Exercise directions => Work out how many lines in the entries contain the string "this", and give nothing but that number.

▼▼▼

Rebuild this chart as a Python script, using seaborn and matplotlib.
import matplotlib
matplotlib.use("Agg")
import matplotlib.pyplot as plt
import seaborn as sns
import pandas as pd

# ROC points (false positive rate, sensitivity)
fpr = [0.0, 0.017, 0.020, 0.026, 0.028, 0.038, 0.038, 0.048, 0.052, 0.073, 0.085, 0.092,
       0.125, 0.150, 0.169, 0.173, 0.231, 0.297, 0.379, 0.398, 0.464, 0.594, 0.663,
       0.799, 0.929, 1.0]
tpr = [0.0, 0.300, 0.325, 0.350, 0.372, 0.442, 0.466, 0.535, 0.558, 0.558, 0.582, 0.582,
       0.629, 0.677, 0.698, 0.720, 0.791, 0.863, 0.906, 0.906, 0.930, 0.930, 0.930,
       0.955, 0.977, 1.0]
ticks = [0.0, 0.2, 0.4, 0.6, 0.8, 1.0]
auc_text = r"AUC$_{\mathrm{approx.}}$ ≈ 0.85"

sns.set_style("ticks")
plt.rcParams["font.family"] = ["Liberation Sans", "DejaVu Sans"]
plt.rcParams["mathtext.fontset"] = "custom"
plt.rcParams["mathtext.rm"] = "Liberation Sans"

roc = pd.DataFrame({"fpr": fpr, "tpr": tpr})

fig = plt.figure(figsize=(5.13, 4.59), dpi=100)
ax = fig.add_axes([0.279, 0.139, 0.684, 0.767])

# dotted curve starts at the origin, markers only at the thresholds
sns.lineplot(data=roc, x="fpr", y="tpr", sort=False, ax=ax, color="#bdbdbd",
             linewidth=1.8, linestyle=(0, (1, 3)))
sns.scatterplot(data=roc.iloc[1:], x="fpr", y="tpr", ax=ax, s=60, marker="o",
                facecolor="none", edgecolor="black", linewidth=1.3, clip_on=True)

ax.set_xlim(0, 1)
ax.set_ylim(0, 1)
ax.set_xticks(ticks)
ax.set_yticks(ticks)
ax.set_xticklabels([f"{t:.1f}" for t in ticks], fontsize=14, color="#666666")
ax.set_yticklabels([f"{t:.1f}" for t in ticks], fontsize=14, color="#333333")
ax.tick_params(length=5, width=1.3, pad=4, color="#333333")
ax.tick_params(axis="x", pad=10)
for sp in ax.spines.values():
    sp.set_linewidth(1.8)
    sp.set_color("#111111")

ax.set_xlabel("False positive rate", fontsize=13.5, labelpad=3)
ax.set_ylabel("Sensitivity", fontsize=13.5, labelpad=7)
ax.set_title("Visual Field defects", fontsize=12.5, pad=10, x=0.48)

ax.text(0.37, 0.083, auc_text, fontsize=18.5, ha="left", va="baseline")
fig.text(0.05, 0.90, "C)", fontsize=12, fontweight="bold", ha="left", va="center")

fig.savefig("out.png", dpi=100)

▲▲▲
▼▼▼

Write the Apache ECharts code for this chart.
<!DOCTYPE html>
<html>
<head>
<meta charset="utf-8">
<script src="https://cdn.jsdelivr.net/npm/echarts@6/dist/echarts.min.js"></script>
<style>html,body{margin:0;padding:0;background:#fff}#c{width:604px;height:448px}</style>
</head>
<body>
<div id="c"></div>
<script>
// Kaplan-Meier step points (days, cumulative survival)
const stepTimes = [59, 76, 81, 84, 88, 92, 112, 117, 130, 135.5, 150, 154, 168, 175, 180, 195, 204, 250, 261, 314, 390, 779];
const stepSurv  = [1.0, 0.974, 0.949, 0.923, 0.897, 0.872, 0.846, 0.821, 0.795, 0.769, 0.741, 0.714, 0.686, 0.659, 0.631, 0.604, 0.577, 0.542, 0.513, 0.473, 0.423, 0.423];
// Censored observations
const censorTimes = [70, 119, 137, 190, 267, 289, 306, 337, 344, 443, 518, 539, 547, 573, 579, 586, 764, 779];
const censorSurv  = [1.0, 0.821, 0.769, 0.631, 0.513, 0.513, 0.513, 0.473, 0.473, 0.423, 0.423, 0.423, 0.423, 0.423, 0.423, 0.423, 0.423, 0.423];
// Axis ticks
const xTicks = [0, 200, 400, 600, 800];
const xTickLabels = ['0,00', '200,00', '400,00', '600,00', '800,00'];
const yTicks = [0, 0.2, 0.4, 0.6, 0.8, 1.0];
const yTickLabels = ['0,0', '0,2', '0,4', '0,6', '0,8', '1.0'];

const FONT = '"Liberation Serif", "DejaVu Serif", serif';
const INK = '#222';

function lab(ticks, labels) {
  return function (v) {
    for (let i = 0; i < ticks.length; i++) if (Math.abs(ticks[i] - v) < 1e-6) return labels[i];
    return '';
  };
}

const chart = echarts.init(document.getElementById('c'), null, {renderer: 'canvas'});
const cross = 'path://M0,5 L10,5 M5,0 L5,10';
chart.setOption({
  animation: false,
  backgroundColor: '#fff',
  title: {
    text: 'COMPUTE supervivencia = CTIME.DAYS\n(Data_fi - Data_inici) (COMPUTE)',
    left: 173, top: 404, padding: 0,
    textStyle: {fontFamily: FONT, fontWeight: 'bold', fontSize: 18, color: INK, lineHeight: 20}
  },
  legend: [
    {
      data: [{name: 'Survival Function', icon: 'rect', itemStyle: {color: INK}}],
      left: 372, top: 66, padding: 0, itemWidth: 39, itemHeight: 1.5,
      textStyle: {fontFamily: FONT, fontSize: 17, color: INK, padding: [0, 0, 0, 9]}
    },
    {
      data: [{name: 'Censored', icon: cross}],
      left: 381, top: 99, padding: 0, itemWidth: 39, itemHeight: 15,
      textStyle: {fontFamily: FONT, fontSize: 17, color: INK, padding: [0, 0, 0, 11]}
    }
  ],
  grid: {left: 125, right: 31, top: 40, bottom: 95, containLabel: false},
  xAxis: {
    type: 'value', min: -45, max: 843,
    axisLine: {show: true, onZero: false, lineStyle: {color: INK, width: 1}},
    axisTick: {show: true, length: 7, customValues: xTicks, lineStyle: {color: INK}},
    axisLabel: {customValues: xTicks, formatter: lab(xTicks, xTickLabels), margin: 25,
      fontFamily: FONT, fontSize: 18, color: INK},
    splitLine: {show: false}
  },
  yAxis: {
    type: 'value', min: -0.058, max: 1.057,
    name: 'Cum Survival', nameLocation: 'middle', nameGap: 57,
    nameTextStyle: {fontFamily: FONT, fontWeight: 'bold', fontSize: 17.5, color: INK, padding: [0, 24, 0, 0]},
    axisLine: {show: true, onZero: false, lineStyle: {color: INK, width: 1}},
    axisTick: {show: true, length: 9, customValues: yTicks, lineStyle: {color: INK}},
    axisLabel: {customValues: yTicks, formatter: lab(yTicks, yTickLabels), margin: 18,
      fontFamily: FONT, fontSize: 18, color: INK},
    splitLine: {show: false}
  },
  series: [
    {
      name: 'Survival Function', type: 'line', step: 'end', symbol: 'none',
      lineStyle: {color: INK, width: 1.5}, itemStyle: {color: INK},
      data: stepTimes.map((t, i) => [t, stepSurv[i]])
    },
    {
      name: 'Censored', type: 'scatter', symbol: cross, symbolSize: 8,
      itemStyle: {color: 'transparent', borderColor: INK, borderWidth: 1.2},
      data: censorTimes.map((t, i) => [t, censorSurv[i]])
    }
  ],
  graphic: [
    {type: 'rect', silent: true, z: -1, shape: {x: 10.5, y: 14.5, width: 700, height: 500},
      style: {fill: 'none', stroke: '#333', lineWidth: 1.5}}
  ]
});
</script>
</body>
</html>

▲▲▲

Worked answer => 2